I recently got a chance to try another DIY project I've had on my list for awhile...laundry soap!! :) It's pretty simple and inexpensive. The laundry soap has to sit overnight so I haven't had a chance to use it yet, but I will let you know how it works once I try it! Here's the recipe if any of you want to try it yourself.
1 bar Fels-Naptha Laundry Soap
1 cup Arm & Hammer Washing Soda (NOT regular baking soda!!)
1 cup (1/2 cup in the original recipe) Mule Team Borax
5 gallon bucket and lid
1 gallon container
It's the same recipe the Duggars use, only I added an extra half cup of borax since we have hard water. I found all the ingredients in the laundry section at Walmart. I threw away my receipt so I can't remember the exact amounts I paid, but I can get pretty close...the Fels-Naptha bar was $0.97, and the washing soda and borax were each a little over $3 per box. I also bought the 5 gallon bucket and lid at Walmart for $1.17. I measured out all of the soda and borax in the boxes to see exactly how much each load cost....1 box of washing soda will make 6 batches of soap, and 1 box of borax will make 9.5 batches of soap (or 19 if you only use 1/2 cup). Since I couldn't remember the exact amounts I just got as close as I could....I figured it costs just under $2 to make one batch (which winds up being 10 gallons) of soap, and if you use 5/8 cups of soap per load of laundry it should wash 256 loads of laundry!! The soap for each load should only cost about $0.007 (yes, that IS less than $0.01 per load)!!!! SWEET!!! :) MUCH cheaper than store-bought!!!
First, grate the bar of Fels-Naptha using the largest holes on a cheese grater. Be careful not to grate your fingers....and since this looks for all the world like cheddar cheese and you're using a cheese grater, make SURE your little one (who LOVES cheese!!!) does NOT eat it!!! :) We had a close call but the smell slowed her down. Haha. :)
Put 4 cups of hot water into a pan and add the grated soap.
Cook over medium heat, stirring. I read somewhere not to boil it because if you do it may crystallize. Cook until all the soap is dissolved so you don't wind up with lumps in your finished product. I had a little helper. :)
By the time all the soap is dissolved it will be a little foamy.
Fill your 5 gallon bucket half full with hot water. Add the cooked soap, washing soda, and borax. Stir until everything is dissolved and smooth. Then fill the bucket to the top with hot water (I had already taken some out when I took this picture). Put the lid on the bucket and let it sit overnight...it should thicken/gel some.
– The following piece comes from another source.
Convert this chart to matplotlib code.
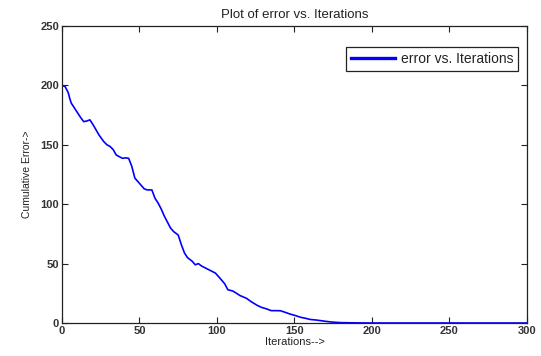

When you're ready to use it (mine hasn't had time to gel since I just did it this morning) put 8 cups of the soap into your 1 gallon container (I bought a gallon of orange juice awhile back because it came in the perfect container for my soap project!! :) and then add 8 cups of water (this is where you wind up with 10 gallons....you only make 5 gallons of the soap, but when you use it you put half soap and half water in your container). It will separate, so shake the jug well before each use. :)
After using the laundry soap on one of the toughest loads I could think of (dirty "farmer" jeans and kitchen towels!! Haha...) I am very happy with how it worked!! The clothes really didn't smell (good or bad) at all when they were done but I usually use a good smelling fabric softener so it doesn't matter if the soap makes the clothes smell good or not. Everything came out clean and soft! One of the projects on my "to try" list is homemade fabric softener...but I want to use up the store-bought stuff I have first. :) If you're worried that this soap won't be strong enough, I would just suggest using it without add the extra 5 gallons of water (just fill up your jug from the 5-gallon bucket, and don't add the extra water). Anyway, just wanted to let you know how the soap performed!